### Given problem
Check each line of the records below and collect those holding "drawn".

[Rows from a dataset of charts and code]
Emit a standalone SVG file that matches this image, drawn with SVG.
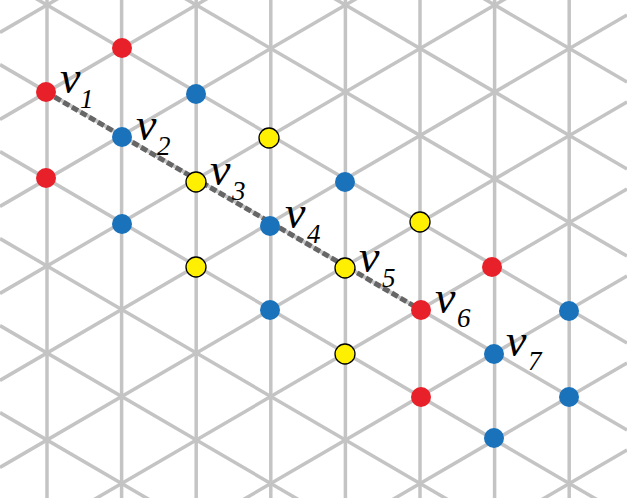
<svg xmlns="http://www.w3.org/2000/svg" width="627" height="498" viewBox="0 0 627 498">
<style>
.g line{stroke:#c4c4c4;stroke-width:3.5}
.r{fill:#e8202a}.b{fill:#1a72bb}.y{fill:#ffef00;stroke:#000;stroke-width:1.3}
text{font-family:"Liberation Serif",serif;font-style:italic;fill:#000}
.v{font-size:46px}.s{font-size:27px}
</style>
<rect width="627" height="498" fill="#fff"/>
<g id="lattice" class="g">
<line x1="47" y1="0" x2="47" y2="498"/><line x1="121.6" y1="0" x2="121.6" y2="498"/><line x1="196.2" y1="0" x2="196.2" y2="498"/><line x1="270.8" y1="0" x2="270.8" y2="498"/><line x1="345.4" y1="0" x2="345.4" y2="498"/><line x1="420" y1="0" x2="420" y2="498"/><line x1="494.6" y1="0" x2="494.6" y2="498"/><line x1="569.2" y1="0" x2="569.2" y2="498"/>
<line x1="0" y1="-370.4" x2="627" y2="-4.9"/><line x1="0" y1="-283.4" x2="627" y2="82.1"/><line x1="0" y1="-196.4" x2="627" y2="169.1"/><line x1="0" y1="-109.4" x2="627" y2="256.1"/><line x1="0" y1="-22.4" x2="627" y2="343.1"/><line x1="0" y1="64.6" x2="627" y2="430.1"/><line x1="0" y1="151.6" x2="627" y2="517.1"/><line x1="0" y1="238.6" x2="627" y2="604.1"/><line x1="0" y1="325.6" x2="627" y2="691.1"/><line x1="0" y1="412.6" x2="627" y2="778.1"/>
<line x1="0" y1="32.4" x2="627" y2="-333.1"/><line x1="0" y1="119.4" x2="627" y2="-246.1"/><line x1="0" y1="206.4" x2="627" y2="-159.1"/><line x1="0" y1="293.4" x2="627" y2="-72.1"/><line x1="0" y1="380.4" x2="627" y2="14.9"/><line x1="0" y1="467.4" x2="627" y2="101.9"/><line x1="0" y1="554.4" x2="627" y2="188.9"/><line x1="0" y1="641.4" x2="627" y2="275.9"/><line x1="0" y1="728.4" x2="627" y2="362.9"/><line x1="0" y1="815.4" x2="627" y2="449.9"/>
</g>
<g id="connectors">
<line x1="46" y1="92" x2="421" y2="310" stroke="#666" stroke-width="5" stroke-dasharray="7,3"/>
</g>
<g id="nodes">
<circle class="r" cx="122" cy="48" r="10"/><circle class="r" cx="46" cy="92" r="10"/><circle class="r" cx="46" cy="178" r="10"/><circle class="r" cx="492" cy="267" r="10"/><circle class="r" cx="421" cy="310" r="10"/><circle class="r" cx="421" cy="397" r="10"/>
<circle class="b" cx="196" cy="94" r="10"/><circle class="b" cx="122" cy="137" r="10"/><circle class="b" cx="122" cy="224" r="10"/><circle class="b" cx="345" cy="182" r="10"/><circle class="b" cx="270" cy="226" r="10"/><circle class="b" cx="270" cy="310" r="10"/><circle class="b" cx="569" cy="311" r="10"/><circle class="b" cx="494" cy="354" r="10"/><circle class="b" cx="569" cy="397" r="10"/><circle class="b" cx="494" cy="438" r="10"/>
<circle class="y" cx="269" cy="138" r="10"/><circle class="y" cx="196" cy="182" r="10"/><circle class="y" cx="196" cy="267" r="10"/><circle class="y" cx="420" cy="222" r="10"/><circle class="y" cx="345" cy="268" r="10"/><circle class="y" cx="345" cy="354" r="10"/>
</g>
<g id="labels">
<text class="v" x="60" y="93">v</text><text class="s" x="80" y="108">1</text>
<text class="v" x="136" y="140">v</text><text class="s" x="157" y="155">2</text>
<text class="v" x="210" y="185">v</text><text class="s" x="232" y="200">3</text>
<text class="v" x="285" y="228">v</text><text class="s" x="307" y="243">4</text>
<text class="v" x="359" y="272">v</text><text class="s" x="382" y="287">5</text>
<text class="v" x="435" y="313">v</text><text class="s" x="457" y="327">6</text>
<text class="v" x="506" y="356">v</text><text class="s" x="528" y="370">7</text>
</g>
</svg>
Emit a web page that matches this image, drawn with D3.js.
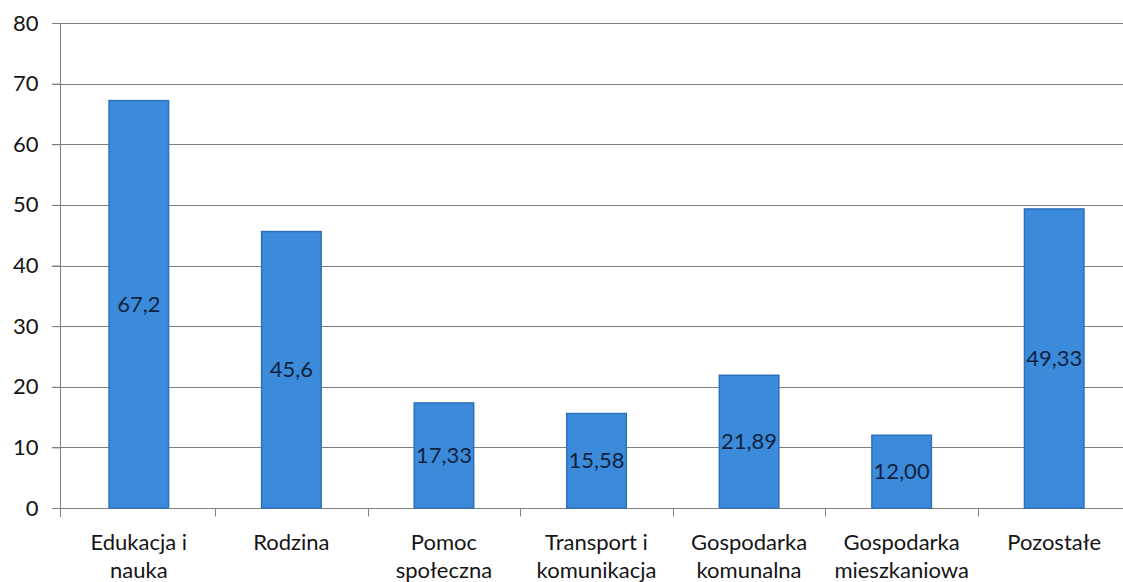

### Right answer
Emit a standalone SVG file that matches this image, drawn with SVG.
Emit a web page that matches this image, drawn with D3.js.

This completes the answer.